Evidentemente molti non hanno ancora realizzato che l’arrivo di Enrico Letta alla guida del Pd, con il suo stile felpato, senza proclami roboanti e senza alcuna sconfessione della precedente gestione, ha innescato un cambio di marcia nel partito.

Passo dopo passo il neosegretario rende chiaro che lealtà non significa subordinazione. Quando ha rivendicato che il governo Draghi è il governo del Pd – e senza il suo apporto non reggerebbe un secondo – ne conseguiva che il Partito democratico “deve” imprimergli il suo sigillo, deve orientarlo lungo la sue priorità.

Se così non fosse il governo sarebbe indirizzato da altri. E cioè dalla Lega di Matteo Salvini. Per impedire che questo accada, il Pd sta recuperando le proprie bandiere, tenute per troppo tempo riposte nel sottoscala per  sudditanza rispetto all’ideologia neoliberista. 

Letta sta riposizionando il partito nell’alveo del riformismo, quello vero, che guarda alla giustizia sociale, all’eguaglianza, ai bisogni degli strati sottoprivilegiati della società.

Il Pd, come gli altri partiti socialdemocratici europei, ha resistito elettoralmente nei primi anni di questo secolo intercettando il voto di componenti sociali diverse, attratte dalle scelte laico-libertarie di questi partiti su tutta una gamma di temi etico-morali, dal matrimonio omosessuale all’eutanasia, dalla fecondazione assistita alla ricerca sulle staminali.

Queste tematiche, con tutte le variazioni del caso nei vari contesti nazionali, hanno catalizzato il consenso di ceti istruiti e urbanizzati, un tempo lontani o inclinati a destra. Ma non c’è stata consapevolezza di questo passaggio: l’adesione spesso sopra le righe alla retorica filo-mercato, soprattutto in Italia, ha prodotto l’illusione ottica che gli elettori fossero attratti da questa svolta politica.

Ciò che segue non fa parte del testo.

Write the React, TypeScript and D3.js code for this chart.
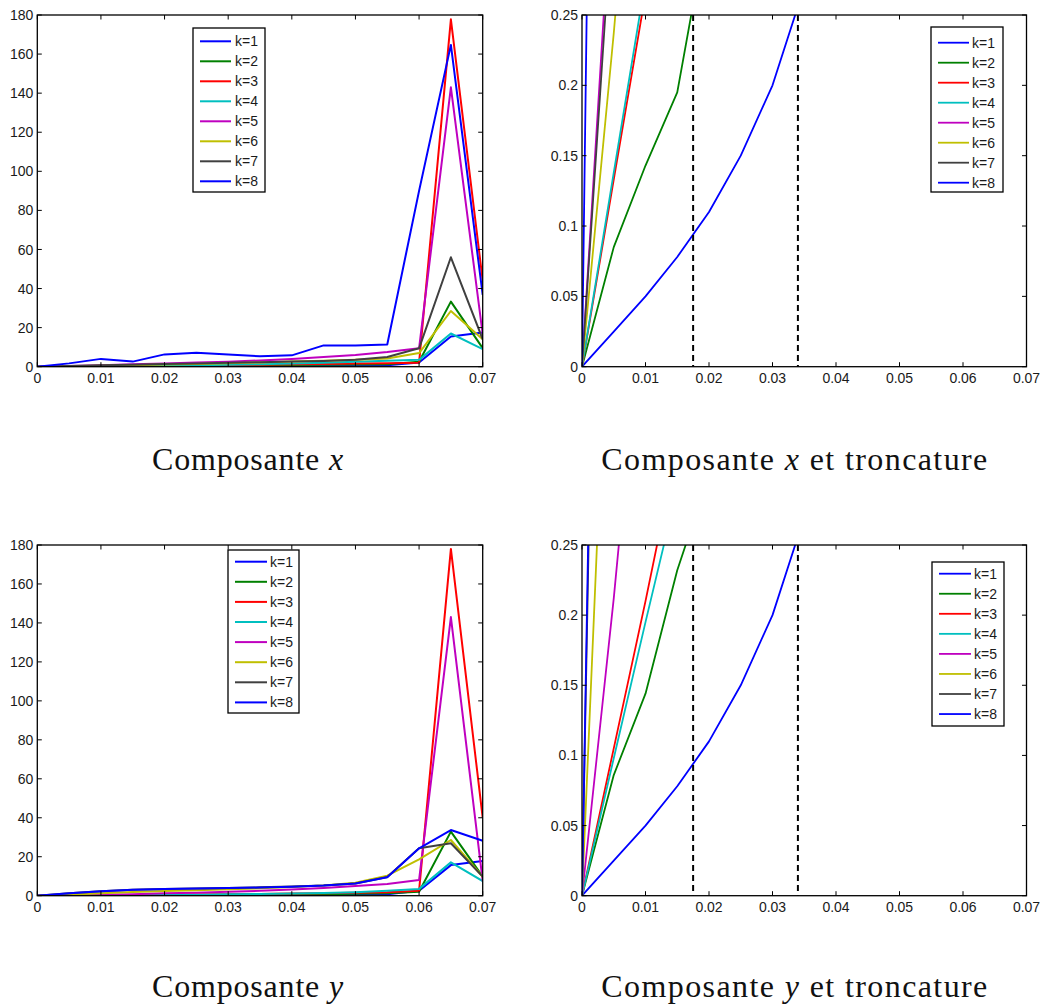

La resistenza elettorale dei socialisti non è stata interpretata come l’effetto dello sponsorship dell’agenda laico-libertaria. Non aver capito che l’adesione di nuovi ceti si concretizzava sulla scia di valori modernizzanti e non sull’adorazione del dio mercato  ha marginalizzato i connotati “socialisti”  dei partiti di sinistra.

Il Pd ha raddrizzato la curvatura moderata impressa dal renzismo e ritorna a porre in cima all’agenda questioni caratterizzanti la sua identità di sinistra come la redistribuzione del reddito e l’eguaglianza.

Era inevitabile che una destra trumpiana come la nostra partisse lancia resta a difendere i privilegi e i patrimoni dall’ “esproprio”, come ha detto senza timore del ridicolo la berlusconiana Anna Maria Bernini a proposito della tassa di successione recentemente evocata.

Il fronte sociale aperto da Letta non solo irrita la destra ma anche chi pretende che non si disturbi il manovratore Draghi. Ma la lotta politica non può andare in soffitta, pena la negazione stessa della democrazia. Anche il governo, e i suoi cantori, se ne facciano una ragione.